Premiums have already gone up in the wake of the events of September 11, says Arthur Weinstein, vice president of the Council of New York Cooperatives and Condominiums, who cited the example of a 20-unit walk-up co-op in the West 50s that is paying a third more in insurance premiums over last year. "It will certainly not help the situation if the city decides to shift all of the burden on to the co-ops and condominiums."

"It would add significantly to the cost. There is no question about it," agrees Warren Heck, chairman and CEO of Greater New York Mutual Insurance. "Trip-and-fall claims are the most common claims. Premiums would likely have to increase. Certainly."

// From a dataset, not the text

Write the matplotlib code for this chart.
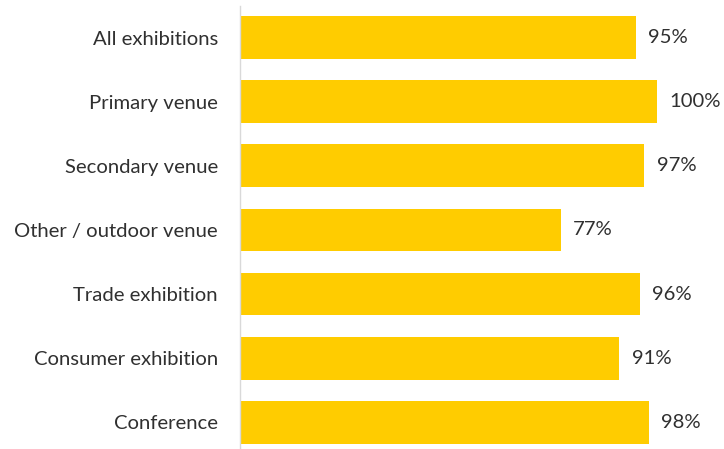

How high they might go is difficult to track, however, since claims against buildings vary around the city. One Manhattan managing agent speculates that her company, which manages 32 properties, averages five slip-and-fall claims a year, per building.

On the other hand, others report different results. "We manage one property in Riverdale with a lot of sidewalk area and we get sued on a regular basis; but in Manhattan, where the sidewalks are far worse, it doesn't seem to happen," notes Don Wilson, president of Blue Woods Management. Tom Pasquazi II, executive vice president at Orsid Realty, says his company handles a maximum of five claims a year for its 85 properties, paying roughly $2,000 to $10,000 per claim.

Rosenbloom notes that even if the mayor's legislation passed the city council, which is expected to take up Bloomberg's proposal in the fall, there will probably be court challenges. And even if the legislation survives those challenges, there is no reason to predict a wholesale increase in rates.

"The only thing the mayor's proposal would do would exempt the city from liability from trip-and-fall, leaving the owners as the sole source of recourse for people who suffer trips-and-falls," observes attorney Bruce Cholst, a partner at Rosen & Livingston. "I don't know if this ordinance, if it passes, would have any direct impact on liability and insurance premiums. They are a prime target as a defendant in trip-and-fall lawsuits in any event."

"In this day and age, where all properties in New York City are undergoing complete reevaluation of their insured values as well as their premiums, these insurance companies are going to use any excuse and any added exposure to increase rates, and it's not going to be minor," warns David Khazzam, vice president of PRC Management. "No matter how clean the sidewalks are, no matter how new they are, I hate to say it, but people do [start lawsuits] for a living."